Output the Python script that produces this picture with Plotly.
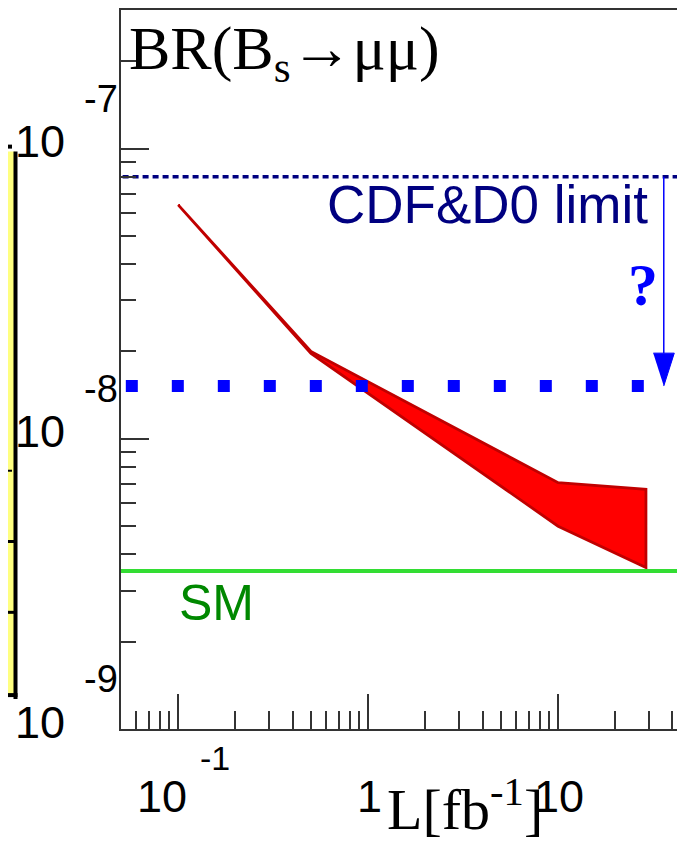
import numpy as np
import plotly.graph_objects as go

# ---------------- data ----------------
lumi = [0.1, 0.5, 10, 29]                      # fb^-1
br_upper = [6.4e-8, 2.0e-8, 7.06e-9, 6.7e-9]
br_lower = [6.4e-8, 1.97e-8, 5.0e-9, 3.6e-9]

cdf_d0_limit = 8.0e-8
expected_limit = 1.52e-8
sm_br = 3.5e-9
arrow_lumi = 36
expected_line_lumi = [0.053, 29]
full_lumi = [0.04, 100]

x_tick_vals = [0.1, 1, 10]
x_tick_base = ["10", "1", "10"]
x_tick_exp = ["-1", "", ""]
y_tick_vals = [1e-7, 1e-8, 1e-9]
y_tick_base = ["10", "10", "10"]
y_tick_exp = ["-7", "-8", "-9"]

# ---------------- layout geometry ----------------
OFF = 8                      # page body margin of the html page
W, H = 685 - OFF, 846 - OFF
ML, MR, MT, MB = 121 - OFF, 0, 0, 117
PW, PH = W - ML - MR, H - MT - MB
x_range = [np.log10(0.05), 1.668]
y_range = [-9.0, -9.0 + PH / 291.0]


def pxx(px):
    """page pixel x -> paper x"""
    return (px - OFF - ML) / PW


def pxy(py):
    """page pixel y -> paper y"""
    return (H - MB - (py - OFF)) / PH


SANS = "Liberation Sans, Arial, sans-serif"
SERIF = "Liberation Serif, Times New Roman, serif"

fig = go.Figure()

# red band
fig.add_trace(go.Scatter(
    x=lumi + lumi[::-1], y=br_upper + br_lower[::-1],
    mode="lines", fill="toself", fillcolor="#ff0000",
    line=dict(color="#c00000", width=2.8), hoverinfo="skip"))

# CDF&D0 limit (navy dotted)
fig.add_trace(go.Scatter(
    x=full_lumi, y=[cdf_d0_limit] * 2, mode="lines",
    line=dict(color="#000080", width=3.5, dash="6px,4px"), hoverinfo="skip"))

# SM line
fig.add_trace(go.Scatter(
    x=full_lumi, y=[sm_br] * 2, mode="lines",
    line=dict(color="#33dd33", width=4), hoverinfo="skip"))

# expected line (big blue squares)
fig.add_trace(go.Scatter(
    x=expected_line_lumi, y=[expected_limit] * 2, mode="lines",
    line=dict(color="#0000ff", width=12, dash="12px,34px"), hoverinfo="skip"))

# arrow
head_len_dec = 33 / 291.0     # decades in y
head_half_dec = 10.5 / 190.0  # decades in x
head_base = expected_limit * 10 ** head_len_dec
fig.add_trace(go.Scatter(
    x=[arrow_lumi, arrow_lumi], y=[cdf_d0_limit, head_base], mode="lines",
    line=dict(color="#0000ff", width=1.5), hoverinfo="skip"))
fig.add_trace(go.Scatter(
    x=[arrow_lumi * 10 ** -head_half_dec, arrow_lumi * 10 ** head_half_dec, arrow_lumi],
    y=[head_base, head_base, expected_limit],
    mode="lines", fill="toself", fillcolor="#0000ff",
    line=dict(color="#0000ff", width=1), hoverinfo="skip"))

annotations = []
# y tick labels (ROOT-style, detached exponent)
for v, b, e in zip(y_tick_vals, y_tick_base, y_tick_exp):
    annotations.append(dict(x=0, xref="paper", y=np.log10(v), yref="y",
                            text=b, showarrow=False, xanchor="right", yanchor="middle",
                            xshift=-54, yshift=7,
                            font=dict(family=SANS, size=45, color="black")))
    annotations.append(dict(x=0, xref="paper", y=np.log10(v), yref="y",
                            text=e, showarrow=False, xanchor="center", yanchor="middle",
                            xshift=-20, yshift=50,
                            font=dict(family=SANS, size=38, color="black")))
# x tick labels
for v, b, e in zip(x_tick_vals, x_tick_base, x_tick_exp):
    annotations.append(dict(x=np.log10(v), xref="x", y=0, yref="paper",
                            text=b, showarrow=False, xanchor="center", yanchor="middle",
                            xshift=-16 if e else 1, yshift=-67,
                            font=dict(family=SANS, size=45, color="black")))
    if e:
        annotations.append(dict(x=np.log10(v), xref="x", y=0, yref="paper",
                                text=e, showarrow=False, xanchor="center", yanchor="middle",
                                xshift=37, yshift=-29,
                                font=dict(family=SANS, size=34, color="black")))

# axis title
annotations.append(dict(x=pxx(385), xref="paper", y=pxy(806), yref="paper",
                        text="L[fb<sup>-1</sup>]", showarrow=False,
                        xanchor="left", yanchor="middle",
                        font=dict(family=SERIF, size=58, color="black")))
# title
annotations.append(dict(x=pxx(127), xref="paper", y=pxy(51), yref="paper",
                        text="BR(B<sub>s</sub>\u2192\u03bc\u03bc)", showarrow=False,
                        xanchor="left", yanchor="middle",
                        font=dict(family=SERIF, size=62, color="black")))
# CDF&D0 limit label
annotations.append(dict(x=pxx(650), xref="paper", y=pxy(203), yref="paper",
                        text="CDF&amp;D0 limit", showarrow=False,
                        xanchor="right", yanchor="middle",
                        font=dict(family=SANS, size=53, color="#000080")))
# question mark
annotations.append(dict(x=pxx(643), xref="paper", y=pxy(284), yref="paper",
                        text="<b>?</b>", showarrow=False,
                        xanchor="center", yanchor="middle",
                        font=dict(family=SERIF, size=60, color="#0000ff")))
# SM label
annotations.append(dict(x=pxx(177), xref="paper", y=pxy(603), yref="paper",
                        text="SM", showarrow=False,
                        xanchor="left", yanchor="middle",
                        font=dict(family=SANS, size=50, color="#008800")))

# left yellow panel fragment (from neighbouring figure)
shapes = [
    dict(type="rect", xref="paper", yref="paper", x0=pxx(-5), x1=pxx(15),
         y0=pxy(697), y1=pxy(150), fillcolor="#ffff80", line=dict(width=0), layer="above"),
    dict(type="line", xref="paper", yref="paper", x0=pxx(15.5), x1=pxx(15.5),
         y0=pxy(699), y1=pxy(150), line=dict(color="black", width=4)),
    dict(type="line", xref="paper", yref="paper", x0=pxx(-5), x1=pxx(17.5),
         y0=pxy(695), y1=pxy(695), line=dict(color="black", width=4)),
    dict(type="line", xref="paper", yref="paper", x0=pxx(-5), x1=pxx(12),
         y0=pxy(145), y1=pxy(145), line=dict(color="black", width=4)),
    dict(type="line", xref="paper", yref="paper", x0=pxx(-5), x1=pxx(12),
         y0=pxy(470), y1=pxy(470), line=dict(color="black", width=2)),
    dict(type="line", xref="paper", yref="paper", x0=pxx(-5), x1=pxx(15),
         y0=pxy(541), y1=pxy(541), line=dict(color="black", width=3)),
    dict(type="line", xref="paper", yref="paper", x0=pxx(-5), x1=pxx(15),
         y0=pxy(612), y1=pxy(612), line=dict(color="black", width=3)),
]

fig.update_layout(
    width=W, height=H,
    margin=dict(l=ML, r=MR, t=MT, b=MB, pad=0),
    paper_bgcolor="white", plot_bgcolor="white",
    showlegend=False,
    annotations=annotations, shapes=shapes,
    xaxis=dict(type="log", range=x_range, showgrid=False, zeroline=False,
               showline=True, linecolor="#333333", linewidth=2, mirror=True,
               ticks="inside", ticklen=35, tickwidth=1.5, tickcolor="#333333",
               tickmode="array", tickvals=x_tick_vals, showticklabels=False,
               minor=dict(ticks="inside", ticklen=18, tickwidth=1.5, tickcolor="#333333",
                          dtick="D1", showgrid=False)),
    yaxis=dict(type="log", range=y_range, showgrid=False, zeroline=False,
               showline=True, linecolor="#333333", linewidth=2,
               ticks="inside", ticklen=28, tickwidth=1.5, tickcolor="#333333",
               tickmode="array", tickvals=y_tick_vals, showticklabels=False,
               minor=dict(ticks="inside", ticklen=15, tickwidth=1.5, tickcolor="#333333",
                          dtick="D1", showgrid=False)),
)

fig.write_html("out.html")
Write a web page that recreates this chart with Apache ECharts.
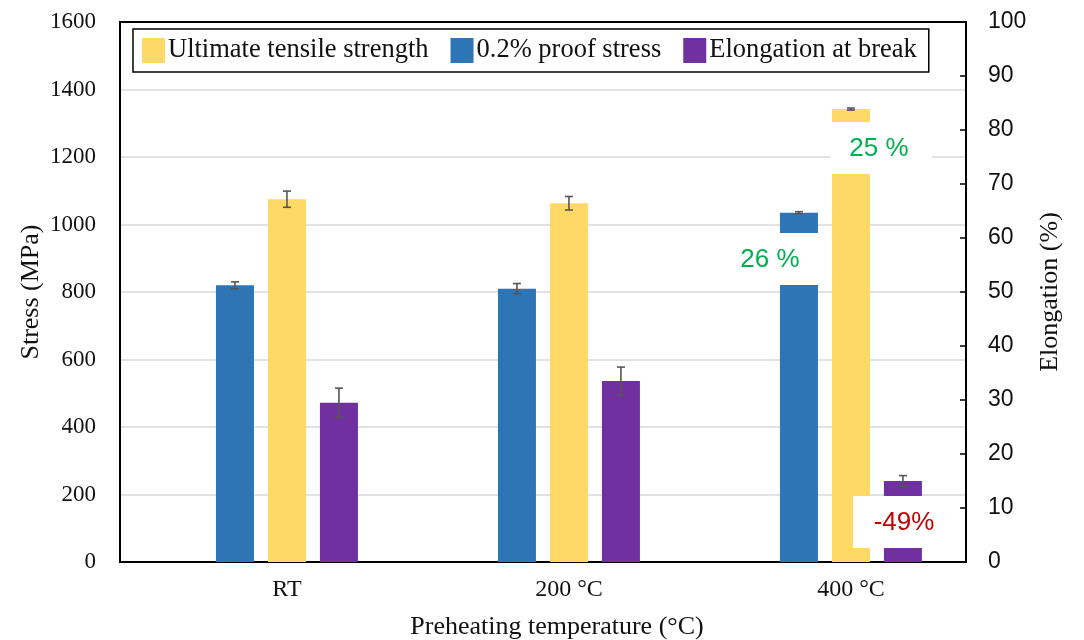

* Your goal
Write out every line from the entries where "that" appears.

* Exercise response
Output the Python script that produces this picture with Plotly.
Write a web page that recreates this chart with Apache ECharts.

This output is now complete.